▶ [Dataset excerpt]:

********************

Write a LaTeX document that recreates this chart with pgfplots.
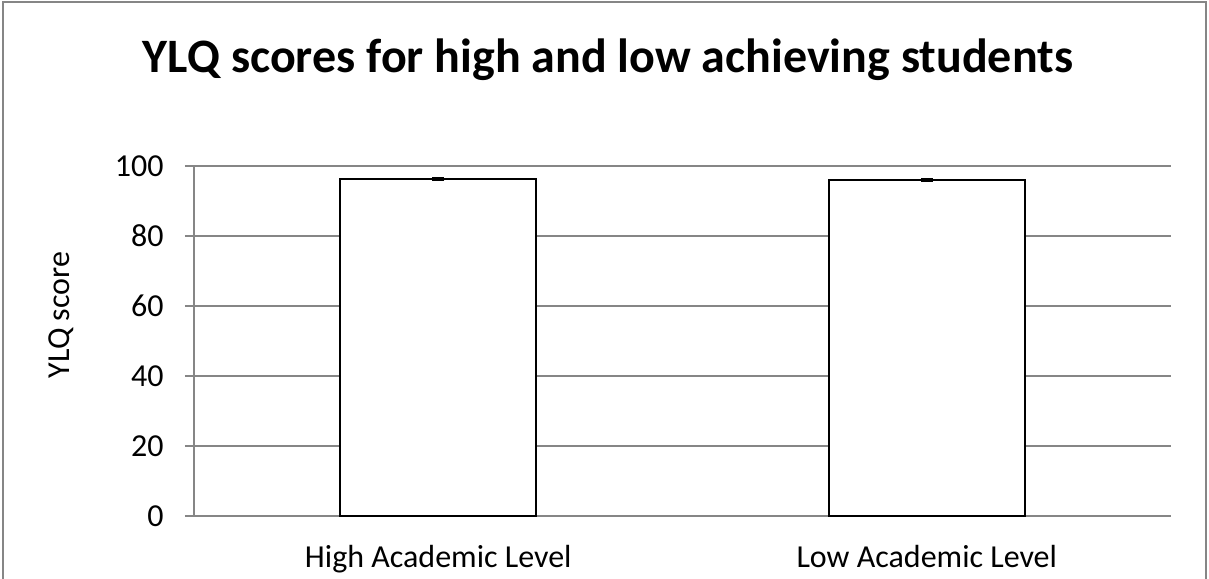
\documentclass[border=0pt]{standalone}
\usepackage{pgfplots}
\pgfplotsset{compat=1.18}
\usepackage{fontspec}
\setmainfont{Carlito}
\definecolor{gridgray}{HTML}{868686}
\begin{document}
\begin{tikzpicture}
\useasboundingbox (0,0) rectangle (604.5pt,289pt);
% outer chart frame (bottom edge lies outside the picture)
\draw[gridgray, line width=0.9pt] (1.5pt,-5pt) -- (1.5pt,288pt) -- (603pt,288pt) -- (603pt,-5pt);
\node[anchor=base, font=\fontsize{24}{28}\selectfont\bfseries] at (304pt,252.5pt)
  {YLQ scores for high and low achieving students};
\begin{axis}[
  at={(97pt,31pt)}, anchor=south west,
  scale only axis, width=488.5pt, height=175pt,
  xmin=-0.5, xmax=1.5, ymin=0, ymax=100,
  axis lines*=left,
  axis line style={gridgray, line width=0.75pt},
  ytick={0,20,...,100},
  ymajorgrids, grid style={gridgray, line width=0.75pt},
  ytick align=outside, major tick length=4.5pt,
  y tick style={gridgray, line width=0.75pt},
  xtick={0,1},
  xticklabels={High Academic Level, Low Academic Level},
  major x tick style={draw=none},
  extra x ticks={-0.5,0.5,1.5}, extra x tick labels={},
  extra x tick style={xtick align=outside, major tick length=5.5pt,
    tick style={gridgray, line width=0.75pt}, grid=none},
  /pgf/number format/assume math mode=true,
  tick label style={font=\fontsize{16}{19}\selectfont},
  yticklabel style={anchor=east, inner sep=0pt, xshift=-10.5pt},
  xticklabel style={anchor=base, inner sep=0pt, yshift=-25.5pt},
  ylabel={YLQ score},
  ylabel style={font=\fontsize{16}{19}\selectfont, at={(axis description cs:-0.1361,0.574)}, anchor=center},
  clip=false,
]
\addplot[ybar, bar width=98pt, fill=white, draw=black, line width=1pt,
  error bars/.cd, y dir=both, y explicit,
  error mark options={black, line width=1.5pt, mark size=3pt, rotate=90}]
  coordinates {(0,96.3) +- (0,0.15) (1,96.0) +- (0,0.15)};
\end{axis}
\end{tikzpicture}
\end{document}
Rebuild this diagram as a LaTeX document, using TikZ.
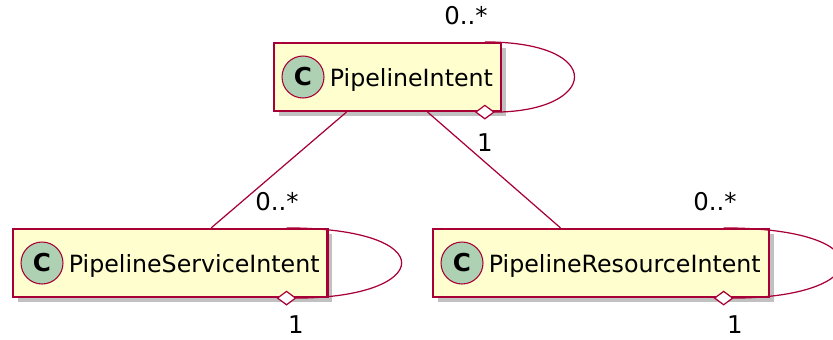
\documentclass[tikz,border=0pt]{standalone}
\usepackage{fontspec}
\setmainfont{DejaVu Sans}
\usetikzlibrary{arrows.meta,positioning,fit,backgrounds,shadows}
\definecolor{borde}{HTML}{A80036}
\definecolor{fondo}{HTML}{FEFECE}
\definecolor{verde}{HTML}{ADD1B2}

\begin{document}
\begin{tikzpicture}[x=0.02cm,y=-0.02cm,
  clase/.style={draw=borde,line width=1.2pt,fill=fondo,inner xsep=0.15cm,inner ysep=0.25cm,
    drop shadow={shadow xshift=0.1cm,shadow yshift=-0.1cm,opacity=0.35,fill=black!70}},
  icono/.style={circle,draw=borde,line width=0.6pt,fill=verde,minimum size=0.84cm,inner sep=0pt,
    font=\fontsize{14}{16}\selectfont\bfseries},
  nombre/.style={inner sep=0pt,yshift=-0.06cm,font=\fontsize{13.5}{15}\selectfont},
  mult/.style={inner sep=0pt,font=\fontsize{13.9}{16}\selectfont},
  enlace/.style={draw=borde,line width=0.7pt},
  agreg/.style={enlace,-{Diamond[length=11.4pt,width=8.5pt,fill=white]}}]
  \useasboundingbox (0,0) rectangle (833,339);
  % iconos y nombres de las clases
  \node[icono] (cPI) at (303,77) {C};
  \node[nombre,right=0.1cm of cPI] (nPI) {PipelineIntent};
  \node[icono] (cPSI) at (42,263) {C};
  \node[nombre,right=0.1cm of cPSI] (nPSI) {PipelineServiceIntent};
  \node[icono] (cPRI) at (462,263) {C};
  \node[nombre,right=0.1cm of cPRI] (nPRI) {PipelineResourceIntent};
  % cajas con sombra
  \begin{scope}[on background layer]
    \node[clase,fit=(cPI.west)(cPI.north)(cPI.south)(nPI.east)] (bPI) {};
    \node[clase,fit=(cPSI.west)(cPSI.north)(cPSI.south)(nPSI.east)] (bPSI) {};
    \node[clase,fit=(cPRI.west)(cPRI.north)(cPRI.south)(nPRI.east)] (bPRI) {};
  \end{scope}
  % asociaciones
  \draw[enlace] (bPI) -- (bPSI);
  \draw[enlace] (bPI) -- (bPRI);
  % agregaciones reflexivas
  \draw[agreg] ([xshift=-0.34cm]bPI.north east) .. controls +(123,0) and +(123,0) .. ([xshift=-0.54cm]bPI.south east);
  \draw[agreg] ([xshift=-0.84cm]bPSI.north east) .. controls +(157,0) and +(157,0) .. ([xshift=-1.04cm]bPSI.south east);
  \draw[agreg] ([xshift=-0.92cm]bPRI.north east) .. controls +(161,0) and +(161,0) .. ([xshift=-1.12cm]bPRI.south east);
  % multiplicidades
  \node[mult] (mPIa) at (466,16) {0..*};
  \node[mult] (mPIb) at (485,143) {1};
  \node[mult] (mPSIa) at (277,202) {0..*};
  \node[mult] (mPSIb) at (296,325) {1};
  \node[mult] (mPRIa) at (715,202) {0..*};
  \node[mult] (mPRIb) at (735,325) {1};
\end{tikzpicture}
\end{document}
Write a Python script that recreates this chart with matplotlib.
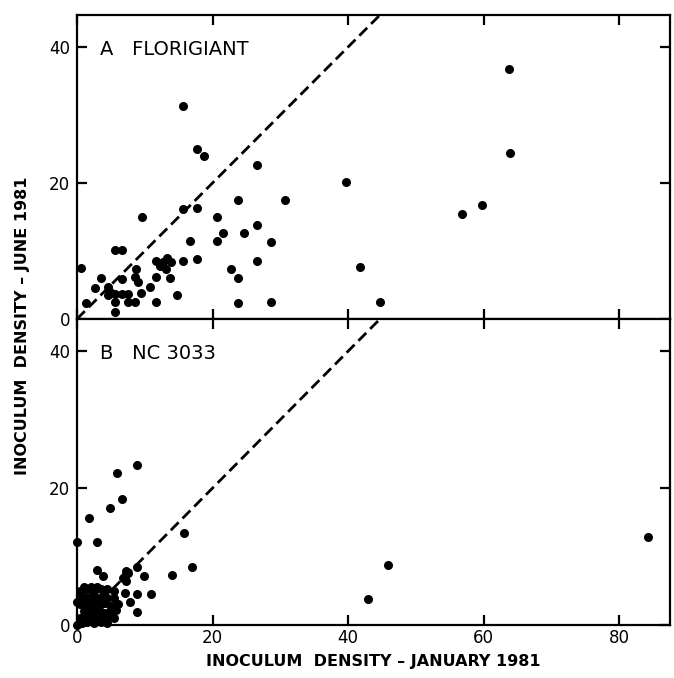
import numpy as np
import matplotlib.pyplot as plt

# -----------------------------
# Data
# -----------------------------
# Panel A - Florigiant
flor_jan = [15.7, 17.7, 18.7, 26.6, 39.7, 23.7, 30.7, 15.7, 17.7, 9.6,
            20.6, 26.6, 21.6, 24.6, 20.6, 28.6, 16.7, 5.6, 6.6, 11.7,
            12.7, 13.3, 13.8, 15.7, 17.7, 26.6, 13.2, 22.7, 41.7, 0.6,
            8.7, 3.6, 6.7, 8.6, 9.0, 11.7, 13.7, 23.7, 2.7, 4.6,
            10.7, 4.9, 5.6, 6.6, 7.6, 14.7, 1.4, 5.6, 7.6, 8.6,
            11.7, 23.7, 28.6, 5.6, 9.5, 63.8, 63.9, 59.7, 56.8, 44.7,
            4.6, 12.3]
flor_jun = [31.3, 25.0, 23.9, 22.6, 20.1, 17.5, 17.5, 16.2, 16.3, 15.0,
            15.0, 13.8, 12.6, 12.6, 11.4, 11.3, 11.4, 10.1, 10.1, 8.6,
            8.4, 9.0, 8.4, 8.6, 8.8, 8.6, 7.3, 7.4, 7.7, 7.5,
            7.3, 6.0, 5.9, 6.2, 5.5, 6.2, 6.0, 6.0, 4.5, 4.75,
            4.7, 4.0, 3.7, 3.7, 3.7, 3.6, 2.3, 2.5, 2.5, 2.5,
            2.5, 2.3, 2.5, 1.1, 3.8, 36.7, 24.4, 16.8, 15.4, 2.5,
            3.6, 7.8]

# Panel B - NC 3033
nc_jan = [8.8, 5.9, 6.7, 4.8, 1.8, 0.0, 2.9, 15.8, 17.0, 2.9,
          3.9, 8.8, 7.3, 7.1, 7.3, 9.9, 14.0, 8.9, 10.9, 8.9,
          7.1, 7.8, 0.0, 84.3, 45.9, 43.0,
          0.5, 1.0, 1.5, 2.0, 2.5, 3.0, 3.5, 4.0, 4.5, 5.5,
          0.8, 1.5, 2.2, 3.0, 3.8, 4.5, 5.5,
          0.5, 1.2, 2.0, 2.8, 3.5, 4.2, 5.0, 6.0,
          1.0, 1.8, 2.5, 3.2, 4.0, 4.8, 5.8,
          0.5, 1.2, 2.0, 2.8, 3.5, 4.5, 5.5,
          0.0, 0.8, 1.5, 2.5, 3.5, 4.5, 6.8, 7.5]
nc_jun = [23.3, 22.2, 18.4, 17.1, 15.7, 12.1, 12.1, 13.4, 8.5, 8.1,
          7.1, 8.4, 7.9, 7.2, 6.4, 7.2, 7.3, 4.5, 4.5, 1.9,
          4.6, 3.4, 3.4, 12.9, 8.7, 3.8,
          5.0, 5.5, 5.2, 5.5, 5.0, 5.5, 5.2, 5.0, 5.3, 5.0,
          4.2, 4.0, 4.3, 4.0, 4.2, 3.9, 4.0,
          3.0, 3.2, 3.0, 3.3, 3.0, 3.2, 2.8, 3.0,
          2.0, 2.2, 2.0, 2.2, 1.8, 2.0, 2.2,
          1.0, 1.2, 1.0, 1.2, 1.0, 1.2, 1.0,
          0.0, 0.3, 0.5, 0.3, 0.4, 0.3, 6.9, 7.6]

panel_labels = ["A   FLORIGIANT", "B   NC 3033"]
x_ticks = [0, 20, 40, 60, 80]
y_ticks = [0, 20, 40]

# -----------------------------
# Plot
# -----------------------------
fig = plt.figure(figsize=(6.74, 6.78), dpi=100)
ax_a = fig.add_axes([0.1142, 0.5295, 0.880, 0.4484])
ax_b = fig.add_axes([0.1142, 0.0782, 0.880, 0.4513])

for ax, xs, ys, lab in [(ax_a, flor_jan, flor_jun, panel_labels[0]),
                        (ax_b, nc_jan, nc_jun, panel_labels[1])]:
    ax.plot([0, 100], [0, 100], color="black", lw=2.0, ls=(0, (4, 2)))
    ax.scatter(xs, ys, s=30, color="black", zorder=3, clip_on=False)
    ax.set_xlim(0, 87.5)
    ax.set_ylim(0, 44.7)
    ax.set_xticks(x_ticks)
    ax.set_yticks(y_ticks)
    for sp in ax.spines.values():
        sp.set_linewidth(1.6)
    ax.tick_params(direction="in", length=7, width=1.6, top=True, right=True,
                   labelsize=12, pad=5)
    ax.text(0.039, 0.887, lab, transform=ax.transAxes, fontsize=14,
            va="center", ha="left")

ax_a.tick_params(labelbottom=False)
ax_b.tick_params(axis="x", pad=3)

ax_b.set_xlabel("INOCULUM  DENSITY \u2013 JANUARY 1981", fontsize=11.5,
                fontweight="bold", labelpad=5)
fig.text(0.033, 0.52, "INOCULUM  DENSITY \u2013 JUNE 1981", rotation=90,
         fontsize=11.5, fontweight="bold", ha="center", va="center")

plt.savefig("out.png", dpi=100)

********************

▶ [EXERCISE PROMPT]: Go through the data and gather every line that holds "matplotlib".

▶ [EXERCISE ANSWER]:
Write a Python script that recreates this chart with matplotlib.
import matplotlib.pyplot as plt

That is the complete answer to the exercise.